Little Joey Caruso, 6 years old, was gravely ill with diphtheria. His father, Francesco, left their small apartment in Brooklyn, despite a quarantine sign on their door, in search of medical help for his son. Being unable to find a doctor, he went to the pharmacist, who advised Francesco that his brother, who lived in Maspeth, Queens, was a doctor and that he would send him to the house to take a look at little Joey. Dr. Pendola came to see Joey, and prescribed a strong antitoxin injection as well as a prescription for oral medication. Francesco went back to the drug store and filled both prescriptions. Upon his return to the apartment, Dr. Pendola administered the injection with instructions to give the child the pills, as well. He said he would return in the morning to check on Joey.
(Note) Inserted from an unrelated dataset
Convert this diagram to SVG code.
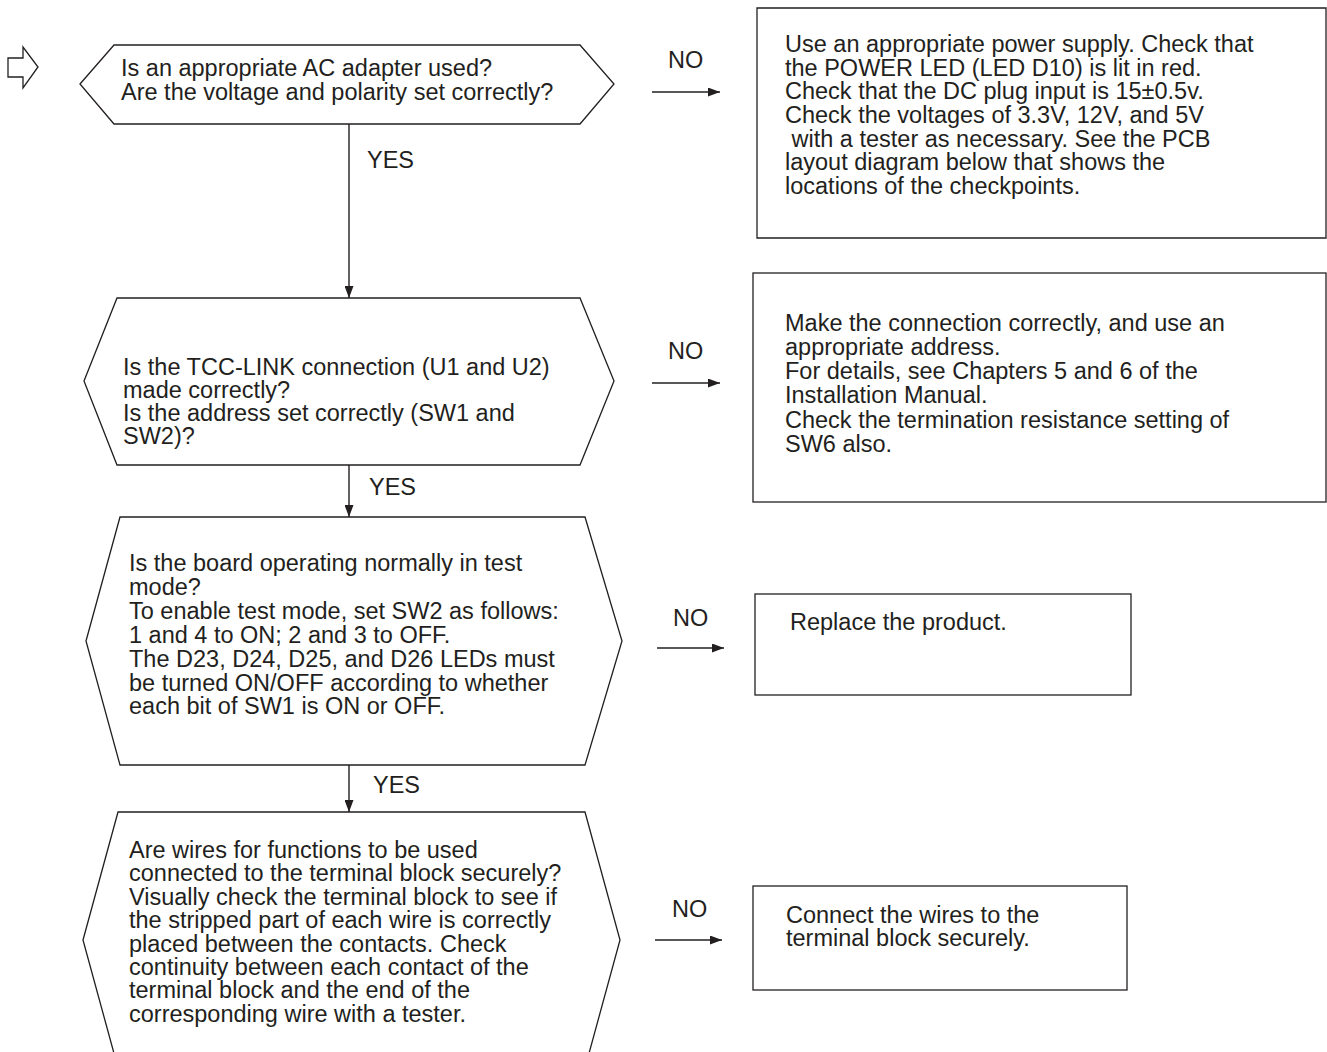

During the night, Joey became sicker and sicker, ultimately dying in his father’s arms. Francesco and his wife were beyond distraught. When Dr. Pendola returned the next day, Francesco, in his anger and grief, and after a loud argument with the doctor, strangled the doctor, then stabbed him in the throat. The day ended with Francesco being taken to the police station and charged with first degree murder.

What followed then was a gross miscarriage of justice. Jury selection began on April 4 of that year, and three days later, on April 7, 1927, Francesco was convicted of first-degree murder. Francesco Caruso was on his way to Sing Sing Prison and death row.

This sensational case pitted the Italian-American community against the medical community. A defense committee was established to appeal Mr. Caruso’s case. This action drew the attention of Fiorello LaGuardia, then congressman, Clarence Darrow, the defense attorney in the Scopes monkey trial, Judge Benjamin Cardozo, who later became a Justice of the Supreme Court, as well as members of the Italian Mafia of the time affiliated with Al Capone, all in defense of Francesco Caruso. Ultimately, Mr. Caruso agreed to a manslaughter plea and served 6 years of his 20-year sentence.

No one is too certain what happened to the Pendola family. At the time of his death, Dr. Pendola had a young wife and infant daughter. It is hoped that Mrs. Pendola and her daughter were able to find some measure of peace in their lives.

This book is written in “dialect”: you can almost hear the characters in the book speaking as the story plays out. I was fascinated by the glimpse in the 1920’s New York life of the immigrants, how poor they were and how hard they had to work to support their families.

I was also very impressed with the famous or soon-to-be famous people who came to help Francesco and his family.

I also found it ironic that both Dr. Pendola and little Joey Caruso are both buried at St. John’s Cemetery here in Middle Village.